■ Supplied records
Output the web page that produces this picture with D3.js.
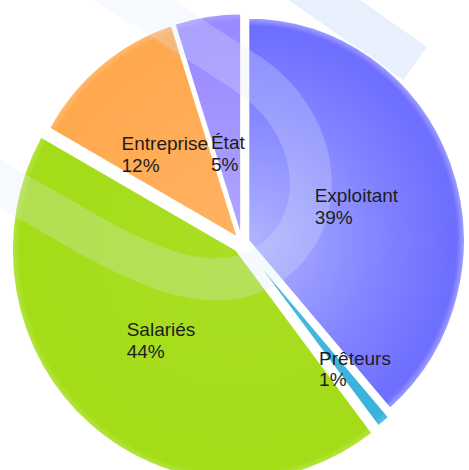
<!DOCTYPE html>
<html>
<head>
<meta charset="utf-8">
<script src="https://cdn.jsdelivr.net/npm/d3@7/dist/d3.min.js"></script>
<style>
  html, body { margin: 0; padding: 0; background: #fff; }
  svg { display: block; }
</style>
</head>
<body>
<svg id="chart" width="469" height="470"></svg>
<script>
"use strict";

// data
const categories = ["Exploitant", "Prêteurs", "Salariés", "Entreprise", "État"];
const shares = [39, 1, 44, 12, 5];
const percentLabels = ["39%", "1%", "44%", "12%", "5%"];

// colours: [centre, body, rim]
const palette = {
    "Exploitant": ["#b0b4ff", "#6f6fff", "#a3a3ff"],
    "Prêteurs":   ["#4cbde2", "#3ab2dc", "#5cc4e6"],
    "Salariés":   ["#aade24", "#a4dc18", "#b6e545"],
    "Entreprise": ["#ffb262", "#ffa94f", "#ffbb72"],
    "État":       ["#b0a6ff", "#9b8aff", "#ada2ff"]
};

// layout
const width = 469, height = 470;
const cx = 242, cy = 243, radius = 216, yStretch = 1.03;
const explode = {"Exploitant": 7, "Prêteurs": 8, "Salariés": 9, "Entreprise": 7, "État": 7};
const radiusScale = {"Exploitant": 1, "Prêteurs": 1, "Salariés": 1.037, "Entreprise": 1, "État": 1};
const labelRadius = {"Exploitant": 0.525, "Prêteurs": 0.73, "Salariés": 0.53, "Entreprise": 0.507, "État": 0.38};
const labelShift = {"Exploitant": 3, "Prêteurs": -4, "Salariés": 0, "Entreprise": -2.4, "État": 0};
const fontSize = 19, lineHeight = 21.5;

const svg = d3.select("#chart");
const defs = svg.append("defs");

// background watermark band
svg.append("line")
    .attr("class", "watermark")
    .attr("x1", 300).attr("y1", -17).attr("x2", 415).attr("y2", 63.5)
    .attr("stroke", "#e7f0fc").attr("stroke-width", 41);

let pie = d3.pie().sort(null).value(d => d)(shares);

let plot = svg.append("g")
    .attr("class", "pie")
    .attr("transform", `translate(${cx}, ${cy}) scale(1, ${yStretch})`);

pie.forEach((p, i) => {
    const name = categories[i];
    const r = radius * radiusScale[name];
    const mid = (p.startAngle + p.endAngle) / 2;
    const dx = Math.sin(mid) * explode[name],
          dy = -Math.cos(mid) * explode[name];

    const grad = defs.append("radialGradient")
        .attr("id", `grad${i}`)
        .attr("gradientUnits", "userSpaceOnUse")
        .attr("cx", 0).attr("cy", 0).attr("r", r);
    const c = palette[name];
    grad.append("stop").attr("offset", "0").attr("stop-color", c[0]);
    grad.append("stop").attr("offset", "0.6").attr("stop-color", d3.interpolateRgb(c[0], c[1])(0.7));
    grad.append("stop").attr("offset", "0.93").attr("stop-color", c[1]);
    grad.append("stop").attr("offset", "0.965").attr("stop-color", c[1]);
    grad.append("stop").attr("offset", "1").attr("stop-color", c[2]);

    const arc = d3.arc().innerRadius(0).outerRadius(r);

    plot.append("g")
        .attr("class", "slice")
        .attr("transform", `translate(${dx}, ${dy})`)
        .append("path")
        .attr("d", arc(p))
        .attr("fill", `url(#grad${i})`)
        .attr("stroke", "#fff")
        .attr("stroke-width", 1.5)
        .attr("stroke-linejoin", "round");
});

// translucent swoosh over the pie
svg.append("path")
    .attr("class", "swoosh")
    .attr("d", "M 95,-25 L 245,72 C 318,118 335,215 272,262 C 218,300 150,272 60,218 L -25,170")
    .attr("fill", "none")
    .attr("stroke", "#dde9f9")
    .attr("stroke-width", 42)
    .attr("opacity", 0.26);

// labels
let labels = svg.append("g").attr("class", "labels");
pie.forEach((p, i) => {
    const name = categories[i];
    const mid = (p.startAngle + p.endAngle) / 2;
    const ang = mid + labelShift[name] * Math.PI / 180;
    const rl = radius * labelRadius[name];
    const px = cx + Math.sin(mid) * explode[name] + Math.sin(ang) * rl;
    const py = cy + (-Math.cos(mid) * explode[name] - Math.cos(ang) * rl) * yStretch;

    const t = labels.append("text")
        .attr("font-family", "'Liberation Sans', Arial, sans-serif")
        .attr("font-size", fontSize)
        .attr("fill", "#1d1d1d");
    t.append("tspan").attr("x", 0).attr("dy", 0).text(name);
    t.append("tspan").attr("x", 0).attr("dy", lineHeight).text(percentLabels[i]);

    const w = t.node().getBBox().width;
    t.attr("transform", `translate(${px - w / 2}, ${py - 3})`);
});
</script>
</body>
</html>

==

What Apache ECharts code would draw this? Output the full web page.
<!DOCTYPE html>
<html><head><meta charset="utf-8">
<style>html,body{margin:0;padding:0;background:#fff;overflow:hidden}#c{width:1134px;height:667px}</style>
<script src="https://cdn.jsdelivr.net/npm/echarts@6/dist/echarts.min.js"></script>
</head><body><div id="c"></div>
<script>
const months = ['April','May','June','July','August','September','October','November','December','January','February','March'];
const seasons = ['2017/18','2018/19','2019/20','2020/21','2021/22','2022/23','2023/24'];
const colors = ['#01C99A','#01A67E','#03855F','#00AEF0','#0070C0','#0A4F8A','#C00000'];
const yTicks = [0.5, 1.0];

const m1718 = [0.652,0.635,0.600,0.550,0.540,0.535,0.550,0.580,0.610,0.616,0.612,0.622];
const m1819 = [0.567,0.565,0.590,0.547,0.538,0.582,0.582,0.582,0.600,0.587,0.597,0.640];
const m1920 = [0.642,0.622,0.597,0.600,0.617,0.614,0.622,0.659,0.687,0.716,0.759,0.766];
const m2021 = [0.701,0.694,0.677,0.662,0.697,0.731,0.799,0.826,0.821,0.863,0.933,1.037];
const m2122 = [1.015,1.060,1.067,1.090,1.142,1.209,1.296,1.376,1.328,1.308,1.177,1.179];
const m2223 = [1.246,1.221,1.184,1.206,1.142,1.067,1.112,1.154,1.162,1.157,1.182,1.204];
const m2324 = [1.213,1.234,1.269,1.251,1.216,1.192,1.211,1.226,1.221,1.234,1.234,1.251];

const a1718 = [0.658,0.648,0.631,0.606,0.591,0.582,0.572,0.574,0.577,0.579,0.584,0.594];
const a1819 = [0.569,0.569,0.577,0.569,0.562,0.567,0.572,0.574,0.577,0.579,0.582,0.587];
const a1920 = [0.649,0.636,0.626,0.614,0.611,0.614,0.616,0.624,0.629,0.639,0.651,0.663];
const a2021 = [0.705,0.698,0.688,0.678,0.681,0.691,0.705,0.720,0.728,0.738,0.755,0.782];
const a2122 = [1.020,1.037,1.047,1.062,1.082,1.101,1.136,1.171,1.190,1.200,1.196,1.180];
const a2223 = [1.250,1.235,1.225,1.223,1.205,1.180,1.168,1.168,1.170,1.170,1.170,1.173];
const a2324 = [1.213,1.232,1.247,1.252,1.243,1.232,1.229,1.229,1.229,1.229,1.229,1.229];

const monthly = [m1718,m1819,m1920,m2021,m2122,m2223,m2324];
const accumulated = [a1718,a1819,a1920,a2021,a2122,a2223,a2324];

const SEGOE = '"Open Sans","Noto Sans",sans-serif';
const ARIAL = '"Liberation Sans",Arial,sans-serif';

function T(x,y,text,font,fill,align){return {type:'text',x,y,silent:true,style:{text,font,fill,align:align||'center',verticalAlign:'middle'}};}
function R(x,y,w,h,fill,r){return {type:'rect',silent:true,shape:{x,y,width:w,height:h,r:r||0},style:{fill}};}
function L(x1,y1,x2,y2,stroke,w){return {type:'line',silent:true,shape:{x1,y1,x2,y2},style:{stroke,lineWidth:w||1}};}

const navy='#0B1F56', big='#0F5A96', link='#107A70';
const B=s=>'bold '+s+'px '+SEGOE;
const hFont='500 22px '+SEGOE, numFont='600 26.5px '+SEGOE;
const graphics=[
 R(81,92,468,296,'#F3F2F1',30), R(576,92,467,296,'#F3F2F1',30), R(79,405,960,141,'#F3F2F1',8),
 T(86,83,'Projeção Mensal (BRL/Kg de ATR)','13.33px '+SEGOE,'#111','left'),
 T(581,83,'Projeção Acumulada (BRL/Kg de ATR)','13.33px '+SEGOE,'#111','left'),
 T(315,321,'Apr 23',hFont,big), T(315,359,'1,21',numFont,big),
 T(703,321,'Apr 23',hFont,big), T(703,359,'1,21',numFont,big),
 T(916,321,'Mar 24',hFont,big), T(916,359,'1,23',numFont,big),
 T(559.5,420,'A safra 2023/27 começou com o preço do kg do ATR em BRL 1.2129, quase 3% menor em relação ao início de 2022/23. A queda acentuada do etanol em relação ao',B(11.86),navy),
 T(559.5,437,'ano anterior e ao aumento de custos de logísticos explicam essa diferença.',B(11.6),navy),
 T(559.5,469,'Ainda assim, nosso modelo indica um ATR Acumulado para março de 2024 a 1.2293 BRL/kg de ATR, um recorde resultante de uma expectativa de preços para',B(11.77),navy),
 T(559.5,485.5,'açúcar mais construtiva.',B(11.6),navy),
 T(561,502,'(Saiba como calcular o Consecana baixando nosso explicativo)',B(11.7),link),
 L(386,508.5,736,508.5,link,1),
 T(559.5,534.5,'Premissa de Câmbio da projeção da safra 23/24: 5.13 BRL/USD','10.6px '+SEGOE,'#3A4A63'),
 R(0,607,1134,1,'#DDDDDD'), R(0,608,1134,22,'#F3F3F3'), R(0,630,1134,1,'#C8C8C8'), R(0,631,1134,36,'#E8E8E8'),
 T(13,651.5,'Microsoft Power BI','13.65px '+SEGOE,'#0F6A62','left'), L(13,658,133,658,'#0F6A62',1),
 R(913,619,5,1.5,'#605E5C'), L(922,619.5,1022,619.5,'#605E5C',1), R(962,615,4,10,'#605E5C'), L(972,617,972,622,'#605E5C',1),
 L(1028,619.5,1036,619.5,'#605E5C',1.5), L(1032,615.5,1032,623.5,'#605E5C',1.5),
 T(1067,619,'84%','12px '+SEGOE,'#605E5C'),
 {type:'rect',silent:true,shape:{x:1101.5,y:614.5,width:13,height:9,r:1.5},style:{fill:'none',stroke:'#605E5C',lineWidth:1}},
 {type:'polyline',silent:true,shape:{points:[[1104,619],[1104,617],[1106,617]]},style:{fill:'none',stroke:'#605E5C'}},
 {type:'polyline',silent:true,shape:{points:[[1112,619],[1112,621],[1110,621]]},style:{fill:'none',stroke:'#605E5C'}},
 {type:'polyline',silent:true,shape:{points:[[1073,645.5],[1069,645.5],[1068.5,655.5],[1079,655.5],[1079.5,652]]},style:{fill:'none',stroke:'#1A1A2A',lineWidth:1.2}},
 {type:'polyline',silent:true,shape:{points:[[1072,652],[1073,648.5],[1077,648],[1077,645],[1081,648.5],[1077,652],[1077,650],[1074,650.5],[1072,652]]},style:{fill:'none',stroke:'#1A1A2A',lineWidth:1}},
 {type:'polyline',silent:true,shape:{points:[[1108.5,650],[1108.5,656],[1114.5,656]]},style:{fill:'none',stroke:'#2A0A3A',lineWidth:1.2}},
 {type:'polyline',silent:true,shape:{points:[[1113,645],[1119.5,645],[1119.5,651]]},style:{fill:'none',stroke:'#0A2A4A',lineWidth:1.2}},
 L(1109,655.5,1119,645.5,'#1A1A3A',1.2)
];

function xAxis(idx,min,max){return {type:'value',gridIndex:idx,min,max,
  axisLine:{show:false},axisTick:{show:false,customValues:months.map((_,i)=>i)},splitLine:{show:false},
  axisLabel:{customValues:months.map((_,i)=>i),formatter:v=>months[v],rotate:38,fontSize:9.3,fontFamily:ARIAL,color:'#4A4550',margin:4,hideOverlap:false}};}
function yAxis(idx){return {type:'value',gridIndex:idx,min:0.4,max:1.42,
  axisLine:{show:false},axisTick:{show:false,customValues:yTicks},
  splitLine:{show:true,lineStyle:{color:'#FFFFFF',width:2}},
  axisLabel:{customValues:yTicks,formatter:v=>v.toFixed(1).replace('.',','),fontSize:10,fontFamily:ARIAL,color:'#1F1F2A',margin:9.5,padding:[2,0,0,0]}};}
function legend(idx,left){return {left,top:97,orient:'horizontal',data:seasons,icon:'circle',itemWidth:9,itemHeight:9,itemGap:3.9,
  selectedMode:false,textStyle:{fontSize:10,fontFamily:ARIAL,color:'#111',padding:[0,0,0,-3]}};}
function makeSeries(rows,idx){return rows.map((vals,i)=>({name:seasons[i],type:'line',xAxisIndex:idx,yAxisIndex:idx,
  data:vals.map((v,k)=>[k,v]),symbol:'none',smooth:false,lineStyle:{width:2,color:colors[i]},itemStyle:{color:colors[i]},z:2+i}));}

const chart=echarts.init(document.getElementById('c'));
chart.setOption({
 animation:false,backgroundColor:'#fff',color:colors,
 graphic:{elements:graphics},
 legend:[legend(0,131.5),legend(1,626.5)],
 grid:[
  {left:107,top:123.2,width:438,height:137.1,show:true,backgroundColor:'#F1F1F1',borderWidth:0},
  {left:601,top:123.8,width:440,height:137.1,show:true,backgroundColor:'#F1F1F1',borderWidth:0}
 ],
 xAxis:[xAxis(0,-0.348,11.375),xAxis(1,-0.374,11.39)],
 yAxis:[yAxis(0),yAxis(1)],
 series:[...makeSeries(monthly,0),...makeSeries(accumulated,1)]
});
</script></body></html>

■ Stated task
Begin with the line that has "What Apache ECharts" in the listing above and end after the line that has "const yTicks = [0.5, 1.0];"; output those lines exactly.

■ Result for this task
What Apache ECharts code would draw this? Output the full web page.
<!DOCTYPE html>
<html><head><meta charset="utf-8">
<style>html,body{margin:0;padding:0;background:#fff;overflow:hidden}#c{width:1134px;height:667px}</style>
<script src="https://cdn.jsdelivr.net/npm/echarts@6/dist/echarts.min.js"></script>
</head><body><div id="c"></div>
<script>
const months = ['April','May','June','July','August','September','October','November','December','January','February','March'];
const seasons = ['2017/18','2018/19','2019/20','2020/21','2021/22','2022/23','2023/24'];
const colors = ['#01C99A','#01A67E','#03855F','#00AEF0','#0070C0','#0A4F8A','#C00000'];
const yTicks = [0.5, 1.0];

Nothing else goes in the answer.